Dans la société québécoise contemporaine, où la religion a été reléguée à l'arrière-scène, rarement le décès d'un prêtre aura suscité autant de témoignages de sympathie que celui de Raymond Gravel.

Il faut dire que l'abbé Gravel, qui s'est éteint hier, incarnait le progressisme, l'ouverture et la tolérance qui font malheureusement trop souvent défaut à l'Église catholique.

Certains pourraient s'étonner. L'abbé Gravel n'était pourtant qu'un simple prêtre, lui qui officiait depuis 1986 dans la paroisse de Joliette. C'était aussi l'aumônier des pompiers de Montréal.

Il a même été, brièvement, politicien. Élu député bloquiste en 2006, il a vite dû choisir entre l'Église et la politique. Il est alors rentré au bercail, non sans un petit déchirement.

Et pourtant... L'abbé Gravel était une figure connue du public. Non seulement connue, mais aimée, adulée et respectée. La raison est simple : c'était un humaniste et un homme de conviction. Ce prêtre atypique a su rallier les pratiquants comme les non pratiquants parce qu'il ne jugeait pas.

Par contre, il n'a jamais hésité à susciter le débat et la réflexion, comme en témoignent ses nombreuses prises de position souvent à contre-courant des orientations conservatrices de l'Église catholique. Au fil des ans, l'abbé Gravel s'est prononcé en faveur de l'ordination des femmes et des hommes mariés. Il a pris la défense des homosexuels. Il a reconnu le travail du Dr Henry Morgentaler et soutenu l'option de l'avortement en cas de viol.

Même malade, il a fait entendre sa voix dans le débat sur la Charte des valeurs. Il a aussi donné son appui au projet de loi sur l'aide médicale à mourir, qui a finalement été adopté en juin à l'Assemblée nationale. C'est un projet de loi « rassurant » pour des malades dont l'agonie n'en finit plus, avait-il dit à l'émission Tout le monde en parle, en novembre dernier.

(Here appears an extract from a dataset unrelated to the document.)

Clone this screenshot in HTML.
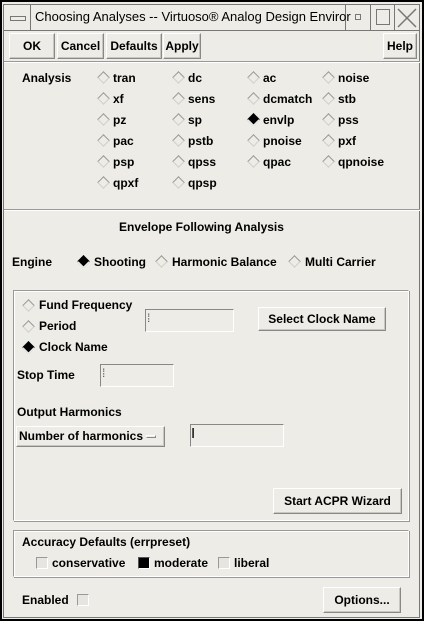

Il y a quelques jours à peine, il a signé un texte dans nos pages pour dénoncer l'attitude du Parti conservateur dans le conflit israélo-palestinien.

Raymond Gravel se savait condamné depuis près d'un an par ce cancer du poumon qui avait atteint le stade le plus avancé, au point de gruger ses os. Il a mené son dernier combat à l'image de la vie qu'il a vécue, c'est-à-dire en assumant pleinement son rôle dans la société.

Il rêvait de rencontrer le pape François. Peut-être parce que tous les deux s'inscrivent dans un courant plus progressiste qui, à la longue, pourrait faire évoluer les mentalités.

L'humanisme dont l'abbé Gravel a toujours fait preuve est sans doute son plus grand legs. L'Église catholique, qui voit ses fidèles la déserter au Québec, pourrait s'en inspirer.